Kickende Knubbel

Die Informatiker der Humboldt-Universität sind amtierende Weltmeister im Computerfußball. Nächste Woche verteidigen sie ihren Titel beim Robocup 98 in Paris  ■ Von Katharina Maas

Flanke–Kopfball–Tor: ein sauberer Schuß in die rechte Ecke. Das 4:0 im WM-Trainingsspiel ist perfekt. Doch der Torwart nimmt den Treffer gelassen. Er hat sich keinen Millimeter bewegt und sich nicht mal bemüht, den Ball zu halten. Ärger bekommt er deswegen nicht.

Unter ihrem Trainer Hans-Dieter Burkhard üben hier die amtierenden Fußballweltmeister. Keine zweibeinigen, sondern ein Computerprogramm – kleine runde Knubbel, die sauber Pässe spielen, dribbeln und Abseitsfallen erkennen können. Vom 2. bis 9. Juli wird sich das „Agent Team“ vom Fachbereich Informatik der Humboldt- Universität beim „2. Robocup“ den besten virtuellen Fußballmannschaften der Welt stellen.

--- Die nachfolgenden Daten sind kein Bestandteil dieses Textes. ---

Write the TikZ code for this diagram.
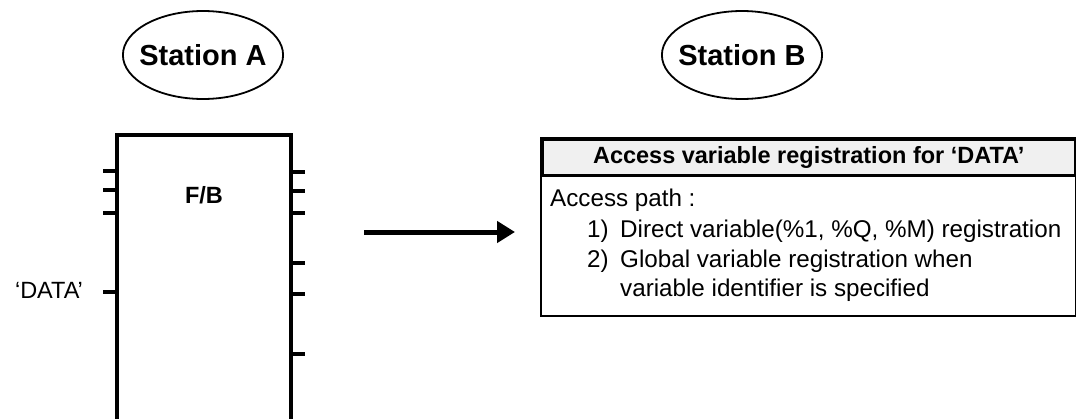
\documentclass[tikz,border=0pt]{standalone}
\usepackage{fontspec}
\setmainfont{Liberation Sans}
\usetikzlibrary{arrows.meta,shapes.geometric}

\newcommand\bodysize{\fontsize{24.2}{29}\selectfont}
\newcommand\headsize{\fontsize{23.5}{28}\selectfont}

\begin{document}
\begin{tikzpicture}[
        x=1pt, y=-1pt,
        station/.style={ellipse, draw, line width=1.8pt, minimum width=160pt, minimum height=88pt,
            inner xsep=-7pt, font=\fontsize{29}{34}\selectfont\bfseries},
        block/.style={draw, line width=4pt, minimum width=174pt, minimum height=286pt, anchor=north west},
        pin/.style={line width=4.5pt},
        pintext/.style={font=\headsize},
        flow/.style={-{Triangle[length=18pt,width=21pt]}, line width=5pt},
        hdr/.style={draw, fill=black!6, line width=2.5pt, minimum width=533pt, minimum height=36pt,
            anchor=north west, inner sep=0pt, font=\headsize\bfseries},
        frame/.style={draw, line width=2.5pt},
        txt/.style={anchor=base west, inner sep=0pt, font=\bodysize}
    ]
        \useasboundingbox (0,0) rectangle (1076,418);

        % Stations
        \node[station] (sta) at (203,55) {Station A};
        \node[station] (stb) at (742,55) {Station B};

        % Function block of station A
        \node[block] (fb) at (115,133) {};
        \node[font=\headsize\bfseries] (fbname) at (204,195) {F/B};
        \foreach \y in {171,190,213,292}
            \draw[pin] (fb.west |- 0,\y) -- ++(-12,0);
        \foreach \y in {172,191,213,263,294,354}
            \draw[pin] (fb.east |- 0,\y) -- ++(12,0);
        \node[pintext] (dataname) at (49,290) {‘DATA’};

        % Transfer
        \coordinate (src) at (364,232);
        \coordinate (dst) at (515,232);
        \draw[flow] (src) -- (dst);

        % Registration table of station B
        \node[hdr] (reg) at (541,138) {Access variable registration for ‘DATA’};
        \draw[frame] (reg.north west) rectangle (reg.east |- 0,316);
        \node[txt] (path) at (550,206) {Access path :};
        \node[txt] (num1) at (587,237) {1)};
        \node[txt] (item1) at (620,237) {Direct variable(\%1, \%Q, \%M) registration};
        \node[txt] (num2) at (587,267) {2)};
        \node[txt] (item2) at (620,267) {Global variable registration when};
        \node[txt] (item2b) at (620,296) {variable identifier is specified};
    \end{tikzpicture}
\end{document}
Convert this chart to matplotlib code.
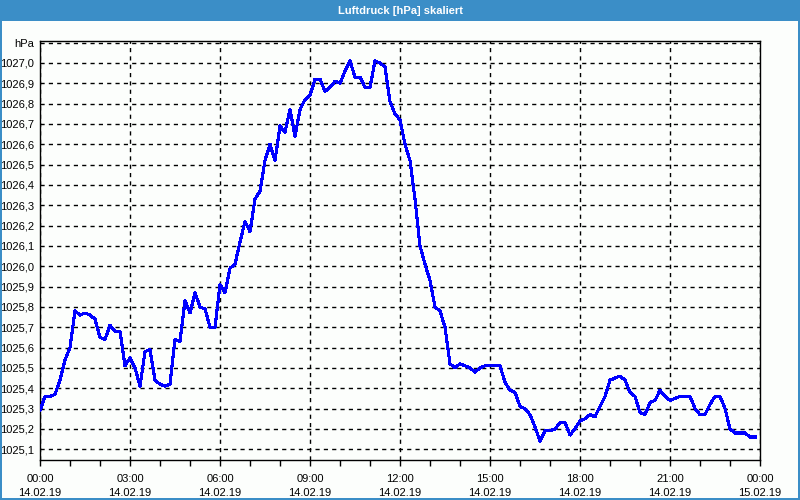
import matplotlib
matplotlib.use("Agg")
import matplotlib.pyplot as plt
from matplotlib.patches import Rectangle
from matplotlib.ticker import FixedLocator, MultipleLocator

title = "Luftdruck [hPa] skaliert"
unit = "hPa"

# minutes after 14.02.19 00:00, 10-minute samples
minutes = list(range(0, 1440, 10))
pressure = [
    1025.29, 1025.36, 1025.36, 1025.37, 1025.44, 1025.54, 1025.60, 1025.78, 1025.76, 1025.77,
    1025.76, 1025.74, 1025.65, 1025.64, 1025.71, 1025.68, 1025.68, 1025.51, 1025.55, 1025.50,
    1025.41, 1025.58, 1025.59, 1025.44, 1025.42, 1025.41, 1025.42, 1025.64, 1025.63, 1025.83,
    1025.77, 1025.87, 1025.80, 1025.79, 1025.70, 1025.70, 1025.91, 1025.87, 1025.99, 1026.01,
    1026.12, 1026.22, 1026.17, 1026.33, 1026.37, 1026.52, 1026.60, 1026.52, 1026.69, 1026.66,
    1026.77, 1026.64, 1026.77, 1026.82, 1026.84, 1026.92, 1026.92, 1026.86, 1026.88, 1026.91,
    1026.90, 1026.96, 1027.01, 1026.93, 1026.93, 1026.88, 1026.88, 1027.01, 1027.00, 1026.98,
    1026.81, 1026.75, 1026.72, 1026.60, 1026.52, 1026.33, 1026.10, 1026.01, 1025.93, 1025.80,
    1025.78, 1025.70, 1025.52, 1025.50, 1025.52, 1025.51, 1025.50, 1025.48, 1025.50, 1025.51,
    1025.51, 1025.51, 1025.51, 1025.43, 1025.39, 1025.38, 1025.31, 1025.30, 1025.27, 1025.21,
    1025.14, 1025.19, 1025.19, 1025.20, 1025.23, 1025.23, 1025.17, 1025.20, 1025.24, 1025.25,
    1025.27, 1025.26, 1025.31, 1025.36, 1025.44, 1025.45, 1025.46, 1025.44, 1025.38, 1025.36,
    1025.28, 1025.27, 1025.33, 1025.34, 1025.39, 1025.36, 1025.34, 1025.35, 1025.36, 1025.36,
    1025.36, 1025.30, 1025.27, 1025.27, 1025.32, 1025.36, 1025.36, 1025.30, 1025.20, 1025.18,
    1025.18, 1025.18, 1025.16, 1025.16,
]

x_tick_minutes = [0, 180, 360, 540, 720, 900, 1080, 1260, 1440]
x_tick_labels = ["00:00\n14.02.19", "03:00\n14.02.19", "06:00\n14.02.19", "09:00\n14.02.19",
                 "12:00\n14.02.19", "15:00\n14.02.19", "18:00\n14.02.19", "21:00\n14.02.19",
                 "00:00\n15.02.19"]
y_ticks = [1025.1, 1025.2, 1025.3, 1025.4, 1025.5, 1025.6, 1025.7, 1025.8, 1025.9, 1026.0,
           1026.1, 1026.2, 1026.3, 1026.4, 1026.5, 1026.6, 1026.7, 1026.8, 1026.9, 1027.0]

bg = "#fcfefc"
blue_bar = "#3b8ec7"

plt.rcParams['font.family'] = ['Liberation Sans', 'DejaVu Sans']
fig = plt.figure(figsize=(8, 5), dpi=100, facecolor=bg)

# title bar and window border
fig.patches.append(Rectangle((0, 1 - 21 / 500), 1, 21 / 500, transform=fig.transFigure,
                             facecolor=blue_bar, edgecolor="none", zorder=0))
fig.patches.append(Rectangle((0, 0), 2 / 800, 1, transform=fig.transFigure,
                             facecolor=blue_bar, edgecolor="none", zorder=0))
fig.patches.append(Rectangle((1 - 2 / 800, 0), 2 / 800, 1, transform=fig.transFigure,
                             facecolor=blue_bar, edgecolor="none", zorder=0))
fig.patches.append(Rectangle((0, 0), 1, 2 / 500, transform=fig.transFigure,
                             facecolor=blue_bar, edgecolor="none", zorder=0))
fig.text(0.5, 1 - 10.5 / 500, title, color="white", fontsize=8, fontweight="bold",
         ha="center", va="center")

ax = fig.add_axes([40 / 800, 40 / 500, 720 / 800, 419 / 500])
ax.set_facecolor(bg)
ax.plot(minutes, pressure, color="#0000ff", lw=1.5, antialiased=False, zorder=3)

ax.set_xlim(0, 1440)
ax.set_ylim(1025.047, 1027.108)

ax.xaxis.set_major_locator(FixedLocator(x_tick_minutes))
ax.set_xticks(x_tick_minutes)
ax.set_xticklabels(x_tick_labels, fontsize=8, linespacing=1.55)
ax.xaxis.set_minor_locator(MultipleLocator(60))
ax.tick_params(axis="x", which="both", direction="out", length=4, width=1, color="black", pad=6)

yt = y_ticks + [1027.1]
ax.set_yticks(yt)
ax.set_yticklabels([f"{v:.1f}".replace(".", ",") for v in y_ticks] + [unit], fontsize=8)
ax.tick_params(axis="y", which="both", length=0, pad=4)

ax.grid(True, which="major", color="black", linestyle=(0, (3, 3)), linewidth=1)
for s in ax.spines.values():
    s.set_color("black")
    s.set_linewidth(1.0)

fig.savefig("out.png", dpi=100, facecolor=bg)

Knapp hundert Mannschaften aus allen Teilen der Welt werden zum „Robocup“ erwartet. Gespielt wird in drei Ligen: mittelgroße Roboter mit maximal 50 Zentimeter Durchmesser, kleine Roboter bis zu 15 Zentimeter und die sogenannte „Simulationsliga“ mit virtuellen Fußballern auf einem Bildschirm.

Die Roboter, deren Aussehen zwischen baggerartig (Japan) und pyramidenförmig (Australien) variiert, kicken völlig eigenständig. Ihre Programmierer dürfen während des Spiels nicht mehr eingreifen. Eingebaute Kameras und Sensoren, die an Rechner angeschlossen sind, sorgen für den nötigen Überblick der Spieler. Noch wirken sie aber etwas unbeholfen. Als Erfolg gilt schon, wenn überhaupt ein Tor getroffen wird.

In der Simulationsliga, in der auch das Berliner Team kickt, ist die Spielleistung schon ausgereifter. Ein Internetserver in Japan stellt das virtuelle Spielfeld, auf dem Computerprogramme verschiedener Länder gegeneinander antreten. Auch hier darf weder über Joystick noch über Tastatur in den Spielverlauf eingegriffen werden. Die Programme beherrschen die wichtigsten Regeln und können sich sogar durch „Zurufe“ verständigen. Einen virtuellen Schiedsrichter gibt es ebenfalls. Er ist in der Lage, eindeutige Spielsituationen wie etwa ein Aus oder ein Tor zu erkennen.

Bei vertrackteren Fällen muß dann aber doch ein menschlicher Unparteiischer zu Hilfe kommen. Hin und wieder kommt es zu Pattsituationen, in denen keine Mannschaft mehr weiß, was sie tun soll, und minutenlang regungslos verharrt. Dann ist der echte Schiedsrichter gefragt, der per Knopfdruck die orientierungslosen Spieler befreit.

Das menschliche Team hinter dem Simulationsprogramm hat letztes Jahr als Newcomer das Turnier völlig überraschend gewonnen. „Japan, die USA und Australien arbeiten seit Jahren auf diesem Gebiet und haben ganz andere finanzielle Mittel als wir“, sagt Burkhard verwundert. Die Berliner Informatiker hatten gerade mal ein paar Monate an dem Programm getüftelt. Mittlerweile haben sie es ein ganzes Stück weiterentwickelt. Die virtuellen Spieler wissen, was sie bei einer Abseitsfalle zu tun haben und daß ein gezielter Paß wirkungsvoller ist, als nur aufs Tor zu ballern.

Eine Spielerei von Computerfreaks ist Roboterfußball übrigens nicht. Es handelt es sich um eine ernsthafte Forschungsrichtung – die hohe Kunst, Computern das Denken beizubringen. Und das ist gar nicht so einfach. „Das Projekt zu verwirklichen wird Forscher weltweit noch 50 bis 100 Jahre beschäftigen“, prognostiziert Burkhard. Den Anfang machten Schachprogramme, doch das ist jetzt ausgereizt – „Deep Blue“ ist ja bekanntermaßen nicht mehr zu schlagen. Beim Fußballspielen werden den Rechnern weit kompliziertere Fähigkeiten abverlangt: Sie müssen sich auf verschiedene Situationen einstellen, blitzschnelle Entscheidungen treffen und fähig sein, als Team zu funktionieren. Sind sie dazu in der Lage, können Programme für die Arbeitswelt entwickelt werden.

Doch jetzt geht es erst mal um die WM. In Paris darf sich der Torwart solche Patzer wie beim Training nicht mehr erlauben.